Cameroon is losing an estimated 162.8 billion CFA francs annually through illicit financial flows linked to timber export mispricing, according to a report released on May 26 by the Financial Transparency Coalition in Financial Secrets of the Forests: How Secrecy Fuels Deforestation in Brazil and Cameroon.
The report found that between 2013 and 2023, illicit financial flows in Cameroon’s timber sector averaged $289 million per year, nearly five times the $59 million annual loss estimated by the National Agency for Financial Investigation. The discrepancy stems from undervaluation of timber exports, where declared export values differ from import records reported by destination countries.
The analysis focused on Cameroon because of its position as Africa’s largest timber exporter. In 2025, the country recorded 105,000 hectares of primary forest loss, the highest on record.
Timber trade losses widen
The report identifies China, Vietnam, European Union countries and the United States among the main destinations where pricing discrepancies were recorded. According to the coalition, the losses represent foregone customs duties, taxes and other public revenues.
Cameroon has tightened forestry export policies in recent years, increasing duties on raw log exports from 17.5% in 2017 to 75% under the 2024 Finance Act, while preparing a ban on exports of 76 wood species from 2028 to encourage local processing. The report says illicit financial flows continue to undermine these efforts by allowing timber products to leave the country at under-declared values.
Matti Kohonen, Executive Director of the Financial Transparency Coalition, said:
“This report shows that billions of dollars are illicitly channelled each year from Global South countries through illegal deforestation and financial secrecy. The lack of public data on land ownership and beneficial ownership makes it difficult to trace who profits directly from forest destruction.”
Transparency gaps complicate enforcement
Researchers said financial and land ownership secrecy prevents authorities from identifying the ultimate beneficiaries of logging concessions.
Using Geographic Information Systems data, the coalition mapped forest concessions and ownership structures but said beneficial ownership information remains inaccessible, complicating enforcement efforts.
Jean Mballa Mballa, Executive Director of CRADEC in Cameroon, said:
“This report confirms that although Cameroon can map forest loss and identify the legal owners of concessions, beneficial ownership records remain closed. Without transparency, efforts to sanction illegal operators and enforce international anti-deforestation regulations will face serious limits.”
The report also states that Cameroon has continued granting logging licences to companies previously sanctioned for illicit trade, allowing some operators to continue exporting to markets that prohibit illegally sourced timber.
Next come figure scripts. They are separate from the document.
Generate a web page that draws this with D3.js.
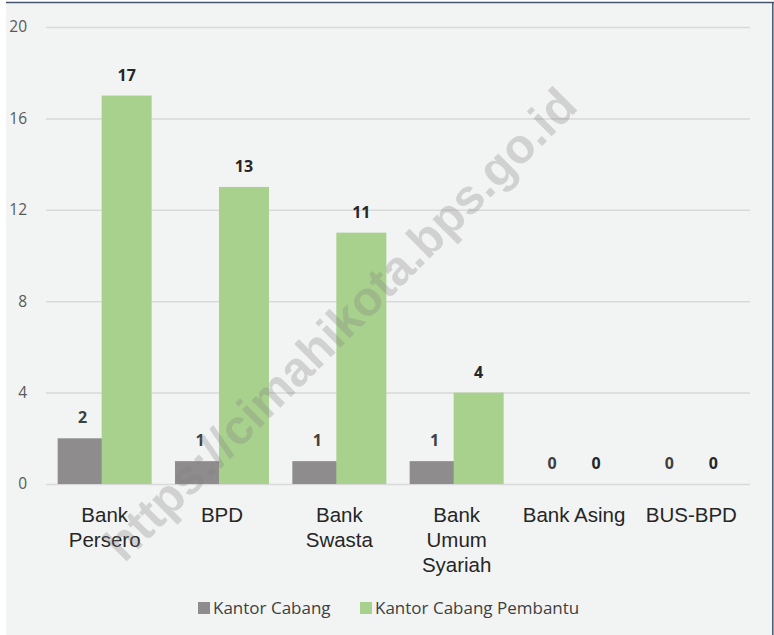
<!DOCTYPE html>
<html>
<head>
<meta charset="utf-8">
<script src="https://cdn.jsdelivr.net/npm/d3@7"></script>
<style>
  html, body { margin: 0; padding: 0; background: #ffffff; }
  svg { display: block; }
</style>
</head>
<body>
<svg id="chart" width="774" height="635"></svg>
<script>
// ---- data ----
const categories = ["Bank Persero", "BPD", "Bank Swasta", "Bank Umum Syariah", "Bank Asing", "BUS-BPD"];
const categoryLabelLines = [["Bank", "Persero"], ["BPD"], ["Bank", "Swasta"], ["Bank", "Umum", "Syariah"], ["Bank Asing"], ["BUS-BPD"]];
const seriesNames = ["Kantor Cabang", "Kantor Cabang Pembantu"];
const kantorCabang = [2, 1, 1, 1, 0, 0];
const kantorCabangPembantu = [17, 13, 11, 4, 0, 0];
const yTicks = [0, 4, 8, 12, 16, 20];
const watermarkText = "https://cimahikota.bps.go.id";

// ---- styles ----
const colors = { "Kantor Cabang": "#8e8c8d", "Kantor Cabang Pembantu": "#a9d18e" };
const labelColors = { "Kantor Cabang": "#404040", "Kantor Cabang Pembantu": "#262626" };
const seriesValues = { "Kantor Cabang": kantorCabang, "Kantor Cabang Pembantu": kantorCabangPembantu };

const svg = d3.select("#chart");

// background panel
svg.append("rect").attr("x", 6).attr("y", 3).attr("width", 768).attr("height", 632).attr("fill", "#f2f4f3");
svg.append("line").attr("x1", 6).attr("x2", 774).attr("y1", 2.5).attr("y2", 2.5).attr("stroke", "#44546a").attr("stroke-width", 1.5);
svg.append("line").attr("x1", 772.8).attr("x2", 772.8).attr("y1", 2).attr("y2", 635).attr("stroke", "#44546a").attr("stroke-width", 1.5);

const plotLeft = 46, plotRight = 750, plotTop = 27, plotBottom = 484;

const x = d3.scaleBand().domain(categories).range([plotLeft, plotRight]).padding(0);
const y = d3.scaleLinear().domain([0, 20]).range([plotBottom, plotTop]);
const barW = 50;
const offset = d3.scalePoint().domain(seriesNames).range([-22, 22]);
const center = c => x(c) + x.bandwidth() / 2;

// gridlines + y tick labels
const yAxis = d3.axisLeft(y).tickValues(yTicks).tickSize(-(plotRight - plotLeft)).tickPadding(19).tickFormat(d3.format("d"));
const gy = svg.append("g").attr("transform", `translate(${plotLeft},0)`).call(yAxis);
gy.select(".domain").remove();
gy.selectAll(".tick line").attr("stroke", "#d9d9d9").attr("stroke-width", 1.5);
gy.selectAll(".tick text").attr("fill", "#595959").style("font-family", "'Open Sans', sans-serif").style("font-size", "15.5px");

// x labels
const xAxis = d3.axisBottom(x).tickSize(0).tickFormat("");
const gx = svg.append("g").attr("transform", `translate(0,${plotBottom})`).call(xAxis);
gx.select(".domain").remove();
gx.selectAll(".tick").each(function(d, i) {
  const t = d3.select(this).append("text")
    .attr("text-anchor", "middle")
    .attr("fill", "#262626")
    .style("font-family", "'Liberation Sans', Arial, sans-serif")
    .style("font-size", "20.5px");
  categoryLabelLines[i].forEach((line, j) => {
    t.append("tspan").attr("x", 0).attr("y", 38 + j * 25).text(line);
  });
});

// bars
seriesNames.forEach(s => {
  const vals = seriesValues[s];
  svg.append("g").selectAll("rect").data(categories).join("rect")
    .attr("x", (c) => center(c) + offset(s) - barW / 2)
    .attr("width", barW)
    .attr("y", (c, i) => y(vals[i]))
    .attr("height", (c, i) => y(0) - y(vals[i]))
    .attr("fill", colors[s]);
});

// data labels
seriesNames.forEach(s => {
  const vals = seriesValues[s];
  svg.append("g").selectAll("text").data(categories).join("text")
    .attr("x", (c) => center(c) + offset(s))
    .attr("y", (c, i) => y(vals[i]) - 15)
    .attr("text-anchor", "middle")
    .attr("fill", labelColors[s])
    .style("font-family", "'Open Sans', sans-serif")
    .style("font-weight", "bold")
    .style("font-size", "16px")
    .text((c, i) => vals[i]);
});

// legend
const legendItems = [{ name: seriesNames[0], x: 198 }, { name: seriesNames[1], x: 360 }];
const lg = svg.append("g");
legendItems.forEach(it => {
  lg.append("rect").attr("x", it.x).attr("y", 602).attr("width", 12).attr("height", 12).attr("fill", colors[it.name]);
  lg.append("text").attr("x", it.x + 15).attr("y", 614)
    .attr("fill", "#404040")
    .style("font-family", "'Open Sans', sans-serif")
    .style("font-size", "17px")
    .text(it.name);
});

// watermark
svg.append("text")
  .attr("transform", "translate(352,336) rotate(-45)")
  .attr("text-anchor", "middle")
  .attr("fill", "rgba(128,128,128,0.3)")
  .style("font-family", "'Liberation Sans', Arial, sans-serif")
  .style("font-weight", "bold")
  .style("font-size", "48.5px")
  .text(watermarkText);
</script>
</body>
</html>
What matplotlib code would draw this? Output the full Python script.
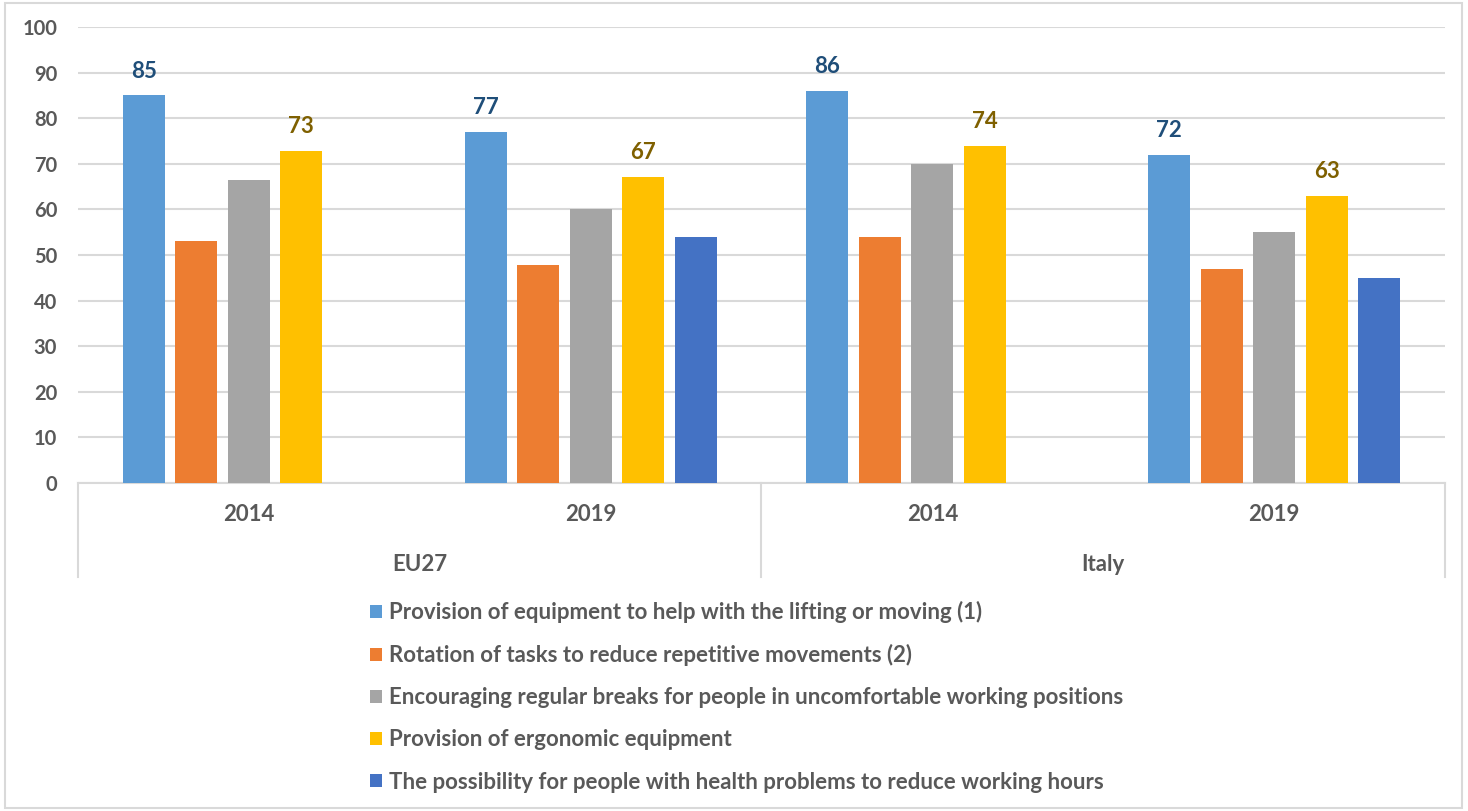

Trade rules and market access implications
The findings come as international market requirements tighten ahead of the European Union Deforestation Regulation, due to take effect in December 2026, prohibiting products linked to deforested land from entering EU markets.
Victor Galaz, associate professor at the Stockholm Resilience Centre and contributor to the report, said stronger transparency measures are increasingly tied to market competitiveness.
“Crimes linked to deforestation often thrive in opaque financial systems. Making ownership and concession data more accessible is essential not only for accountability but also for preserving long-term access to export markets.”
The Financial Transparency Coalition is calling for the creation of public beneficial ownership registries, improved access to land ownership records and publication of sanctions data related to environmental offences.
The report warns that unresolved transparency gaps could continue draining billions of francs from public revenues while exposing timber exports to compliance risks in international markets.